Jack Hughes, C, U.S. NTDP (New Jersey Devils, 2019)
The top prospect heading into the year, Hughes ended up going post-to-post with New Jersey taking him first overall. He headlined an absolutely outstanding NTDP draft class that saw 17 players from 'The Program' get selected.
“He’s an offensive dynamo who generates offense and points pretty much every time he’s on the ice. Has elite awareness and an acute sense of danger in terms of opponents around him, so he’s able to escape and buy himself time. His skating and hockey IQ separates him from everyone else, plus he has the will to attack. He’s going to be a serious player for sure.”
Trevor Zegras, C, U.S. NTDP (Anaheim Ducks, 2019)
I mean, do we need to say anything about one of the most creative and exciting players in the game today? I suppose it is funny in retrospect that Zegras was available at No. 9 when the Ducks picked him.
“Almost a poor man’s Jack Hughes. Explosive and offensively gifted. He’s the motor on whatever line he plays on, even when he has lined up with Hughes. He’s got vision and creativity and he’s ultra-skilled. He’ll transition to pro hockey seamlessly.”
Matthew Boldy, LW, U.S. NTDP (Minnesota Wild, 2019)
Perhaps overshadowed a bit by his NTDP teammates, Boldy has nonetheless put his stamp on the Wild already and is off to a hot start in his second NHL season.
“Elite scorer with a great shot and he knows how to get into scoring lanes. Has elite hands in tight and unbelievable hand-eye co-ordination. One of the better scorers I’ve ever seen with The Program. He can score from outside the dots and that’s not easy. He’s just tapping into his body.”

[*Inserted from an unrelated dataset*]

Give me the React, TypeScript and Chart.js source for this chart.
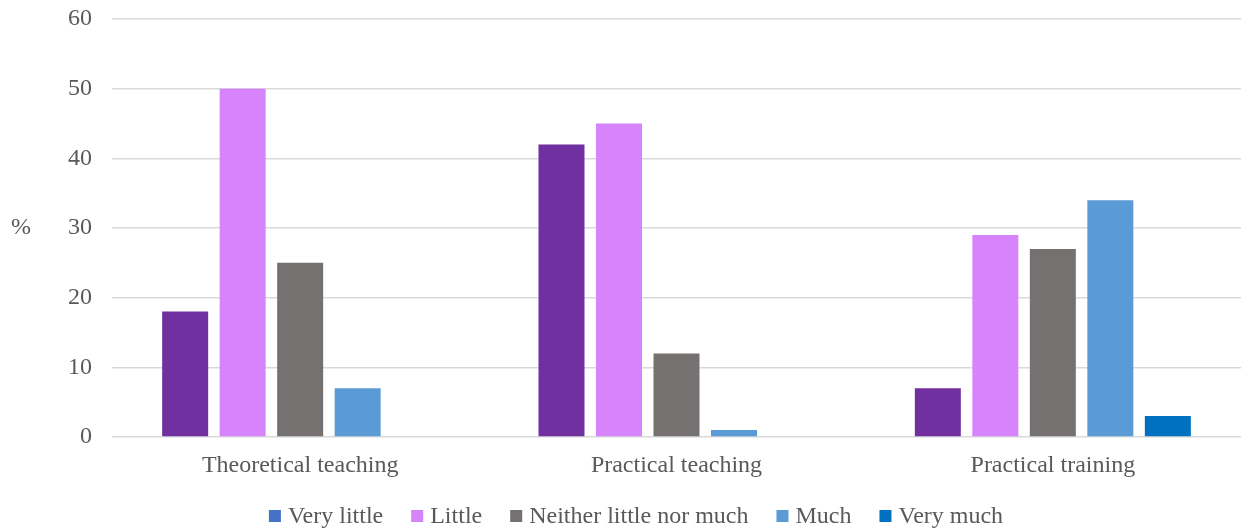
import React, { useEffect, useRef } from "react";
import { Chart, registerables } from "chart.js";

Chart.register(...registerables);

const categories = ["Theoretical teaching", "Practical teaching", "Practical training"];
const seriesNames = ["Very little", "Little", "Neither little nor much", "Much", "Very much"];
const veryLittle = [18, 42, 7];
const little = [50, 45, 29];
const neither = [25, 12, 27];
const much = [7, 1, 34];
const veryMuch = [0, 0, 3];
const barColors = ["#7030A0", "#D683FC", "#767171", "#5B9BD5", "#0070C0"];
const legendColors = ["#4472C4", "#D683FC", "#767171", "#5B9BD5", "#0070C0"];
const yTicks = [0, 10, 20, 30, 40, 50, 60];
const yTitle = "%";

const FONT = "'Liberation Serif', 'Times New Roman', serif";

export default function App() {
  const ref = useRef<HTMLCanvasElement | null>(null);
  useEffect(() => {
    document.body.style.margin = "0";
    const values = [veryLittle, little, neither, much, veryMuch];
    const titlePlugin = {
      id: "yTitleLegend",
      afterDraw(chart: any) {
        const ctx = chart.ctx;
        const area = chart.chartArea;
        ctx.save();
        ctx.font = `24px ${FONT}`;
        ctx.fillStyle = "#595959";
        ctx.textAlign = "center";
        ctx.textBaseline = "middle";
        ctx.fillText(yTitle, 21, (area.top + area.bottom) / 2);
        // legend
        const box = 12;
        const gap = 7;
        const spacing = 28;
        const widths = seriesNames.map((n) => ctx.measureText(n).width);
        const total =
          widths.reduce((a, w) => a + box + gap + w, 0) + spacing * (seriesNames.length - 1);
        let x = 636 - total / 2;
        const y = 516;
        ctx.textAlign = "left";
        seriesNames.forEach((n, i) => {
          ctx.fillStyle = legendColors[i];
          ctx.fillRect(x, y - box / 2, box, box);
          ctx.fillStyle = "#595959";
          ctx.fillText(n, x + box + gap, y + 1);
          x += box + gap + widths[i] + spacing;
        });
        ctx.restore();
      },
    };
    const chart = new Chart(ref.current!, {
      type: "bar",
      data: {
        labels: categories,
        datasets: seriesNames.map((name, i) => ({
          label: name,
          data: values[i],
          backgroundColor: barColors[i],
          barPercentage: 0.8,
          categoryPercentage: 0.764,
        })),
      },
      options: {
        responsive: false,
        animation: false,
        layout: { padding: { top: 19, right: 0, left: 0, bottom: 52 } },
        plugins: {
          tooltip: { enabled: false },
          legend: { display: false },
        },
        scales: {
          x: {
            afterFit: (scale: any) => {
              scale.height = 42;
              scale.paddingLeft = 0;
              scale.paddingRight = 0;
            },
            grid: { display: false, drawTicks: false },
            border: { display: false },
            ticks: { font: { family: FONT, size: 24 }, color: "#595959", padding: 14 },
          },
          y: {
            min: 0,
            max: 60,
            afterFit: (scale: any) => {
              scale.width = 112;
              scale.paddingTop = 0;
              scale.paddingBottom = 0;
            },
            afterBuildTicks: (scale: any) => {
              scale.ticks = yTicks.map((v) => ({ value: v }));
            },
            grid: { color: "#D9D9D9", lineWidth: 1.5, drawTicks: false },
            border: { display: false },
            ticks: { font: { family: FONT, size: 24 }, color: "#595959", padding: 20 },
          },
        },
      },
      plugins: [titlePlugin],
    });
    return () => chart.destroy();
  }, []);
  return <canvas ref={ref} width={1241} height={531} style={{ display: "block" }} />;
}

Cole Caufield, RW, U.S. NTDP (Montreal Canadiens, 2019)
One of the big storylines of the 2019 draft was about how high the diminutive Caufield would go. His goal-scoring ability suggested top-10, but in the end the Habs got a steal when he fell to them at No. 15. Six of his NTDP teammates were already taken by then.

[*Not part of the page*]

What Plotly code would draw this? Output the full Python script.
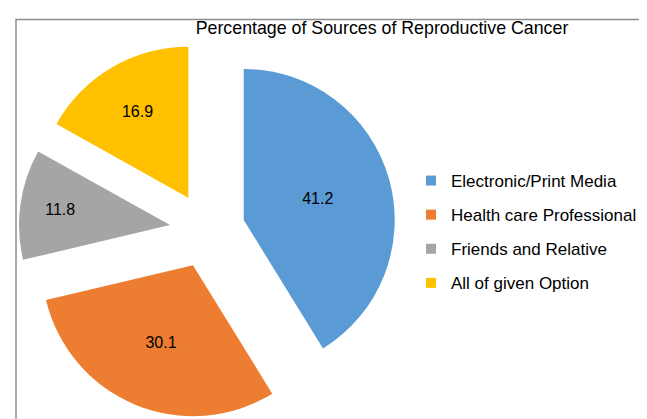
import plotly.graph_objects as go

categories = ["Electronic/Print Media", "Health care Professional", "Friends and Relative", "All of given Option"]
values = [41.2, 30.1, 11.8, 16.9]
colors = ["#5B9BD5", "#ED7D31", "#A5A5A5", "#FFC000"]
title_text = "Percentage of Sources of Reproductive Cancer"

W, H = 647, 419

fig = go.Figure()
fig.add_trace(go.Pie(
    labels=categories, values=values, sort=False, direction="clockwise", rotation=0,
    pull=0.25, marker=dict(colors=colors, line=dict(width=0)),
    textinfo="value", textposition="inside", insidetextorientation="horizontal",
    textfont=dict(family="Liberation Sans, Arial", size=16, color="black"),
    domain=dict(x=[10.6/W, 388.2/W], y=[8/H, 1-33.5/H]),
    showlegend=False, hoverinfo="label+value",
))

# legend proxies (one per category)
for name, col in zip(categories, colors):
    fig.add_trace(go.Scatter(
        x=[None], y=[None], mode="markers", name=name, legendgroup=name,
        marker=dict(symbol="square", size=10, color=col),
    ))

fig.update_layout(
    width=W, height=H,
    margin=dict(l=0, r=0, t=0, b=0),
    paper_bgcolor="white", plot_bgcolor="white",
    title=dict(text=title_text, x=374/W, xanchor="center", y=1-20/H, yanchor="middle",
               yref="container", xref="container",
               font=dict(family="Liberation Sans, Arial", size=17.8, color="black")),
    legend=dict(x=403/W, y=1-155/H, xanchor="left", yanchor="top",
                font=dict(family="Liberation Sans, Arial", size=17, color="black"),
                tracegroupgap=9, bgcolor="rgba(0,0,0,0)"),
    xaxis=dict(visible=False), yaxis=dict(visible=False),
    shapes=[dict(type="rect", xref="paper", yref="paper",
                 x0=8/W, x1=1.02, y0=-0.02, y1=1-11.5/H,
                 line=dict(color="#8c8c8c", width=1.5), layer="below")],
)

fig.write_html("out.html")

“You see the red light with Caufield. The DeBrincat comparison is valid, but Cole Caufield has his own game: he’s got an edge. His shot and release are incredible. Shame on you if you pass on him because of his size.”

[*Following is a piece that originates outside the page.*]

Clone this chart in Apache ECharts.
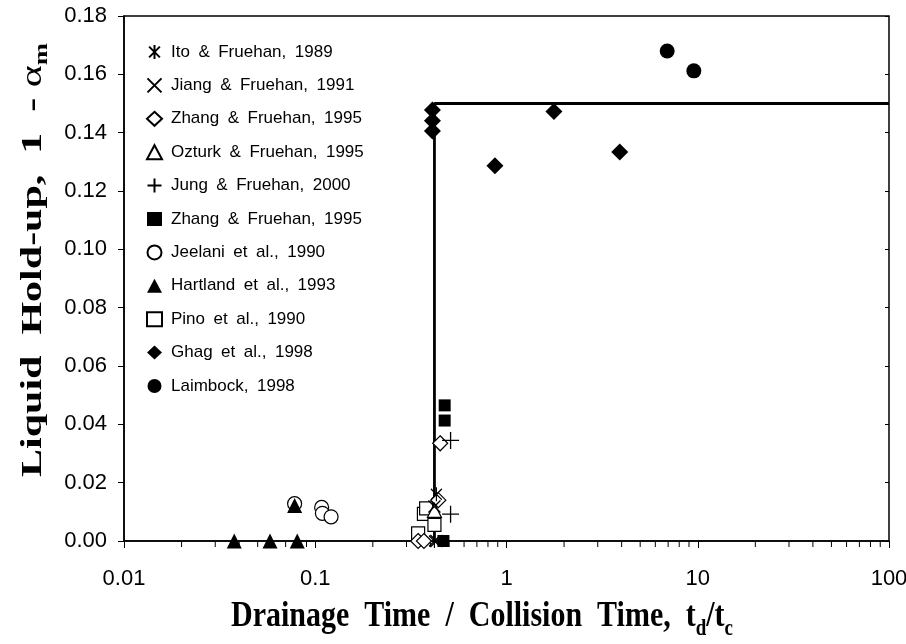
<!DOCTYPE html>
<html>
<head>
<meta charset="utf-8">
<script src="https://cdn.jsdelivr.net/npm/echarts@6/dist/echarts.min.js"></script>
<style>
  html, body { margin: 0; padding: 0; background: #fff; }
  #chart { width: 906px; height: 644px; }
</style>
</head>
<body>
<div id="chart"></div>
<script>
// ---- data: [drainage time / collision time, liquid hold-up] ----
const itoFruehan1989     = [[0.43, 0.016], [0.42, 0.0]];
const jiangFruehan1991   = [[0.42, 0.0118], [0.43, 0.0]];
const zhangFruehanOpen   = [[0.45, 0.0335], [0.44, 0.014], [0.345, 0.0], [0.37, 0.0]];
const ozturkFruehan1995  = [[0.42, 0.0105]];
const jungFruehan2000    = [[0.51, 0.0345], [0.51, 0.0092]];
const zhangFruehanFilled = [[0.475, 0.0465], [0.475, 0.0413], [0.468, 0.0]];
const jeelani1990        = [[0.078, 0.0128], [0.108, 0.0115], [0.109, 0.0095], [0.121, 0.0083]];
const hartland1993       = [[0.0377, 0.0], [0.058, 0.0], [0.0805, 0.0], [0.078, 0.0122]];
const pino1990           = [[0.37, 0.0093], [0.38, 0.0112], [0.42, 0.0055], [0.345, 0.0026]];
const ghag1998           = [[0.41, 0.1478], [0.41, 0.1441], [0.41, 0.1406], [0.87, 0.1287], [1.77, 0.1473], [3.91, 0.1334]];
const laimbock1998       = [[6.92, 0.168], [9.54, 0.1612]];

// transition boundary
const boundaryX = [0.42, 0.42, 100];
const boundaryY = [0.0, 0.15, 0.15];

// axes
const xTickLabels = ['0.01', '0.1', '1', '10', '100'];
const yTickLabels = ['0.00', '0.02', '0.04', '0.06', '0.08', '0.10', '0.12', '0.14', '0.16', '0.18'];
const xMinorMultipliers = [2, 3, 4, 5, 6, 7, 8, 9];
const xDecades = [0.01, 0.1, 1, 10];

// en spaces keep the wide word gaps of the figure's typesetting
const SP = '\u2002';
const legendNames = [
  'Ito' + SP + '&' + SP + 'Fruehan,' + SP + '1989',
  'Jiang' + SP + '&' + SP + 'Fruehan,' + SP + '1991',
  'Zhang' + SP + '&' + SP + 'Fruehan,' + SP + '1995',
  'Ozturk' + SP + '&' + SP + 'Fruehan,' + SP + '1995',
  'Jung' + SP + '&' + SP + 'Fruehan,' + SP + '2000',
  'Zhang' + SP + '&' + SP + 'Fruehan,' + SP + '1995 ',
  'Jeelani' + SP + 'et' + SP + 'al.,' + SP + '1990',
  'Hartland' + SP + 'et' + SP + 'al.,' + SP + '1993',
  'Pino' + SP + 'et' + SP + 'al.,' + SP + '1990',
  'Ghag' + SP + 'et' + SP + 'al.,' + SP + '1998',
  'Laimbock,' + SP + '1998'
];
const xTitle = 'Drainage' + SP + 'Time' + SP + '/' + SP + 'Collision' + SP + 'Time,' + SP + 't{sub|d}/t{sub|c}';
const yTitle = 'Liquid' + SP + 'Hold-up,' + SP + '1' + SP + '- {alpha|α}{sub|m}';

const ASTERISK = 'path://M-1,-1L1,1M-1,1L1,-1M0,-1.3L0,1.3';
const CROSS = 'path://M-1,-1L1,1M-1,1L1,-1';
const PLUS = 'path://M-1,0L1,0M0,-1L0,1';

const openStyle = { color: '#fff', borderColor: '#000', borderWidth: 1.2, opacity: 1 };
const strokeStyle = { color: 'none', borderColor: '#000', borderWidth: 1.3, opacity: 1 };
const filledStyle = { color: '#000', borderColor: '#000', borderWidth: 0, opacity: 1 };

function scatter(name, data, symbol, size, style) {
  return {
    name: name,
    type: 'scatter',
    data: data,
    symbol: symbol,
    symbolSize: size,
    itemStyle: style,
    emphasis: { disabled: true },
    z: 3
  };
}

const minorTicks = [];
xDecades.forEach(function (d) {
  xMinorMultipliers.forEach(function (m) { minorTicks.push([d * m, 0]); });
});

const chart = echarts.init(document.getElementById('chart'), null, { renderer: 'canvas' });

const sharedX = { type: 'log', logBase: 10, min: 0.01, max: 100, gridIndex: 0 };
const sharedY = { type: 'value', min: 0, max: 0.18, interval: 0.02, gridIndex: 0 };
const subRich = { fontSize: 19, fontWeight: 'bold', fontFamily: 'Liberation Serif', lineHeight: 19, verticalAlign: 'bottom' };

chart.setOption({
  animation: false,
  backgroundColor: '#fff',
  grid: {
    left: 124, right: 17, top: 16, bottom: 103,
    outerBoundsMode: 'none',
    containLabel: false,
    show: true, borderColor: '#000', borderWidth: 1.5, backgroundColor: 'transparent'
  },
  xAxis: [
    Object.assign({}, sharedX, {
      axisLine: { show: true, lineStyle: { color: '#000', width: 1.5 } },
      axisTick: { show: true, inside: false, length: 7, lineStyle: { color: '#000', width: 1 } },
      axisLabel: {
        color: '#000', fontFamily: 'Liberation Sans', fontSize: 22, margin: 27,
        formatter: function (v) {
          const k = Math.round(Math.log10(v)) + 2;
          return xTickLabels[k] !== undefined ? xTickLabels[k] : '';
        }
      },
      splitLine: { show: false }
    }),
    Object.assign({}, sharedX, {
      axisLine: { show: false },
      axisTick: { show: true, inside: true, length: 7, lineStyle: { color: '#000', width: 1 } },
      axisLabel: { show: false },
      splitLine: { show: false }
    })
  ],
  yAxis: [
    Object.assign({}, sharedY, {
      axisLine: { show: true, lineStyle: { color: '#000', width: 1.5 } },
      axisTick: { show: true, inside: false, length: 6, lineStyle: { color: '#000', width: 1 } },
      axisLabel: {
        color: '#000', fontFamily: 'Liberation Sans', fontSize: 22, margin: 17,
        formatter: function (v) {
          const k = Math.round(v / 0.02);
          return yTickLabels[k] !== undefined ? yTickLabels[k] : '';
        }
      },
      splitLine: { show: false }
    }),
    Object.assign({}, sharedY, {
      axisLine: { show: false },
      axisTick: { show: true, inside: true, length: 4, lineStyle: { color: '#000', width: 1 } },
      axisLabel: { show: false },
      splitLine: { show: false }
    })
  ],
  legend: {
    orient: 'vertical',
    left: 140, top: 37,
    itemWidth: 15, itemHeight: 14, itemGap: 13.4,
    selectedMode: false,
    data: legendNames,
    textStyle: { color: '#000', fontFamily: 'Liberation Sans', fontSize: 17, lineHeight: 20, padding: [0, 0, 0, 4] }
  },
  graphic: [
    {
      type: 'text',
      x: 482, y: 617,
      scaleY: 1.22,
      style: {
        text: xTitle,
        fill: '#000',
        font: 'bold 30px "Liberation Serif"',
        align: 'center', verticalAlign: 'middle',
        lineHeight: 38,
        rich: { sub: subRich }
      }
    },
    {
      type: 'text',
      x: 33, y: 260,
      rotation: Math.PI / 2,
      scaleX: 1.4,
      style: {
        text: yTitle,
        fill: '#000',
        font: 'bold 30px "Liberation Serif"',
        align: 'center', verticalAlign: 'middle',
        lineHeight: 38,
        rich: {
          sub: subRich,
          alpha: { fontSize: 30, fontWeight: 'normal', fontFamily: 'Liberation Serif', lineHeight: 38 }
        }
      }
    }
  ],
  series: [
    {
      name: 'minor ticks',
      type: 'custom',
      data: minorTicks,
      clip: false,
      silent: true,
      z: 1,
      renderItem: function (params, api) {
        const p = api.coord([api.value(0), 0]);
        return {
          type: 'line',
          shape: { x1: p[0], y1: p[1], x2: p[0], y2: p[1] + 6 },
          style: { stroke: '#000', lineWidth: 1 }
        };
      }
    },
    {
      name: 'boundary',
      type: 'line',
      data: boundaryX.map(function (x, i) { return [x, boundaryY[i]]; }),
      symbol: 'none',
      lineStyle: { color: '#000', width: 2.8 },
      silent: true,
      z: 2
    },
    scatter(legendNames[8], pino1990, 'rect', 13, openStyle),
    scatter(legendNames[2], zhangFruehanOpen, 'diamond', 15, openStyle),
    scatter(legendNames[3], ozturkFruehan1995, 'triangle', 14, openStyle),
    scatter(legendNames[6], jeelani1990, 'circle', 14, openStyle),
    scatter(legendNames[7], hartland1993, 'triangle', 15, filledStyle),
    scatter(legendNames[5], zhangFruehanFilled, 'rect', 12, filledStyle),
    scatter(legendNames[0], itoFruehan1989, ASTERISK, [11, 14], strokeStyle),
    scatter(legendNames[1], jiangFruehan1991, CROSS, 12, strokeStyle),
    scatter(legendNames[4], jungFruehan2000, PLUS, 17, strokeStyle),
    scatter(legendNames[9], ghag1998, 'diamond', 17, filledStyle),
    scatter(legendNames[10], laimbock1998, 'circle', 15, filledStyle)
  ]
});
</script>
</body>
</html>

J.J. Peterka, RW, Red Bull Munich (Buffalo Sabres, 2020)
Part of an awesome wave of German talent in 2020, Peterka played on a line with draft mates Tim Stutzle and Lukas Reichel at the world juniors. He would end up going early in the second round to the Sabres and has gotten off to a solid start in the NHL this season.
“Every time I’ve seen him, he’s been on the ice with Stutzle and this guy is right there with him, but it’s not about flash. This guy’s powerful, has speed, hunts pucks, works. He’s a guy who can be a real core piece to a team and play in the middle of the lineup. If you need him to move up with skill players he can, if you need him killing penalties and using energy, he can do that too.”
Anton Lundell, C, HIFK (Florida Panthers, 2020)
Lundell is such an interesting case because he was the opposite of most prospects at the same age: defense over offense. After spending one more year in Finland, he came to the NHL last season and the offense indeed was there.
“His game is very advanced in terms of his ability to play with men. Powerful kid, gets around the ice, tremendous details – maybe to a fault. At times you see him on the defensive side of the puck more than you’d want. You want him to break out and show off the skill, start driving the net more. But he has the ability to assimilate quickly to pro hockey in North America given his work rate and his ability to start on a bottom line and move up. He’ll be trusted by coaches and his game will evolve from there.”
Jake Neighbours, LW, Edmonton Oil Kings (St. Louis Blues, 2020)
On a veteran Blues squad, Neighbours is quickly becoming a fan favorite thanks to his crash-and-bang style.
"Terrific player. His skating may not be perfect, but he's certainly efficient. Tenacious worker, which certainly helps. He's a character kid. I hear all kinds of stories about what kind of person he is and it shows on the ice. He's not going to get outworked and he has the skill. Keen hockey sense, too."